Is it necessary? Is it right for my plants? These are great questions! There are several reasons to divide perennials:
- To create plants to gift to others
- To proliferate the plant
- To reduce the volume of a plant that has grown too dense or that produces less abundant flowers
- For relocation.
Division will not harm your perennials. On the contrary, if the plant has grown too dense, is taking up too much space or is producing fewer flowers, dividing it will give it some wiggle room and improve its flowering potential.
When to divide perennials?
It is preferable to divide perennials during the season opposite to their flowering season. Summer-flowering perennials should be divided in the fall, and fall-flowering perennials should be divided in the spring.
- Divide summer-flowering plants in the fall: astilbes, baptisia (false indigo), goatsbeard, dicentra (bleeding heart), gaillardia, geraniums, daylilies, heuchera (coral bells), hostas, poppies, peonies and Siberian iris.
- Divide fall-flowering plants in the spring: anemones, asters, chelone, chrysanthemum, black cohosh, echinacea, miscanthus (Chinese silver grass), fall sedum, rudbeckia, and goldenrod.
How often should perennials be divided?
There are no set rules! Nonetheless, some plants should be divided every year and others, every two or three years.
How to divide perennials?
Slice through the plant tuft cleanly and precisely. Use a sharp spade or even a hatchet for perennials with hard roots, and a gentler tool for more fragile plants.
The easiest method for dividing perennials is to cut the plants into pie wedges by sinking in the spade to remove sections while the plant is still in the earth.
Nonetheless, the standard method for plants with rhizomes (iris, peony, poppy…) and plants with fibrous roots is as follows:
Plants with rhizomes
- Cut back the foliage by one half.
- Use a spade to dig up the entire plant, keeping as many roots as possible.
- Use a knife to cut the rhizomes into several sections and keep at least one clump of leaves per section.
- Point the rhizomes in all directions so the plants continue to grow outward and inward.

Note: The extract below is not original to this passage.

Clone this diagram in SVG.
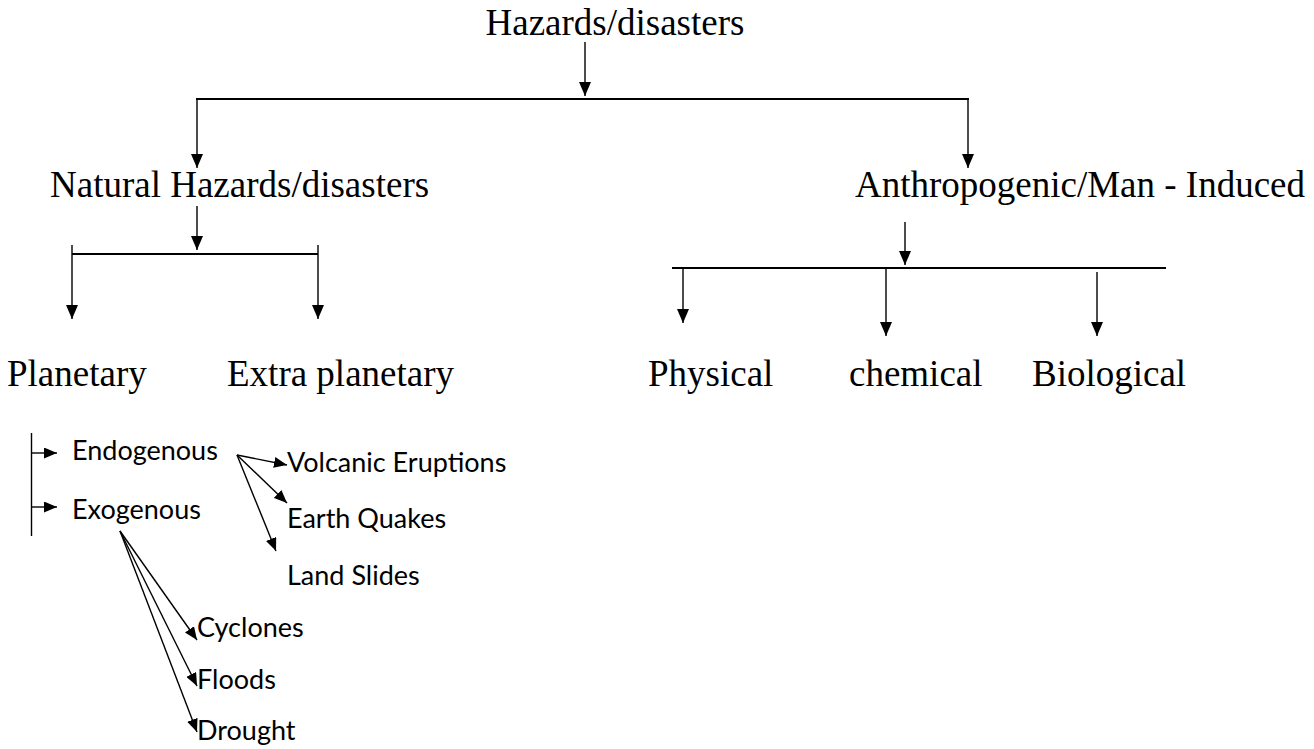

- Lay the rhizomes flat and bury them just below the surface.
Plants with fibrous roots
- Use a spade to dig up the entire plant, removing a ball of earth with it.
- Use a sharp tool to divide the clump up into several sections.

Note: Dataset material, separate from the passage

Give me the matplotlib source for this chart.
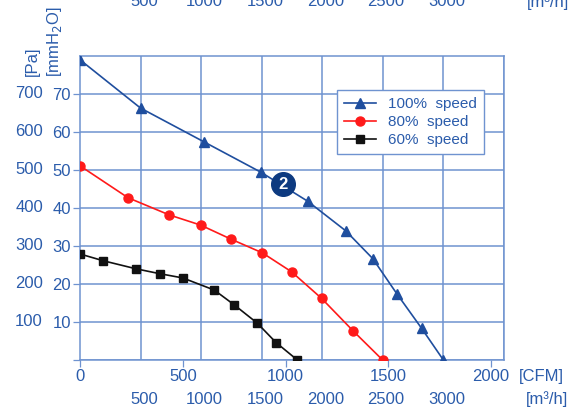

- Plant the divided sections, taking care not to bury the collar.
Regardless of the method you use, fill the empty space with suitable soil such as Fafard’s 3/1 Annual and Perennial Planting Mix and add water.
Of course, there are exceptions! Ask your garden centre if you’re not sure!
Should perennials be fertilized during division?
Yes, it’s very important to fertilize during the perennial division process. Add natural transplanting fertilizer with bone meal to the bottom of the planting hole to help the plant better withstand the shock of division. Bone meal stimulates root growth for faster recovery.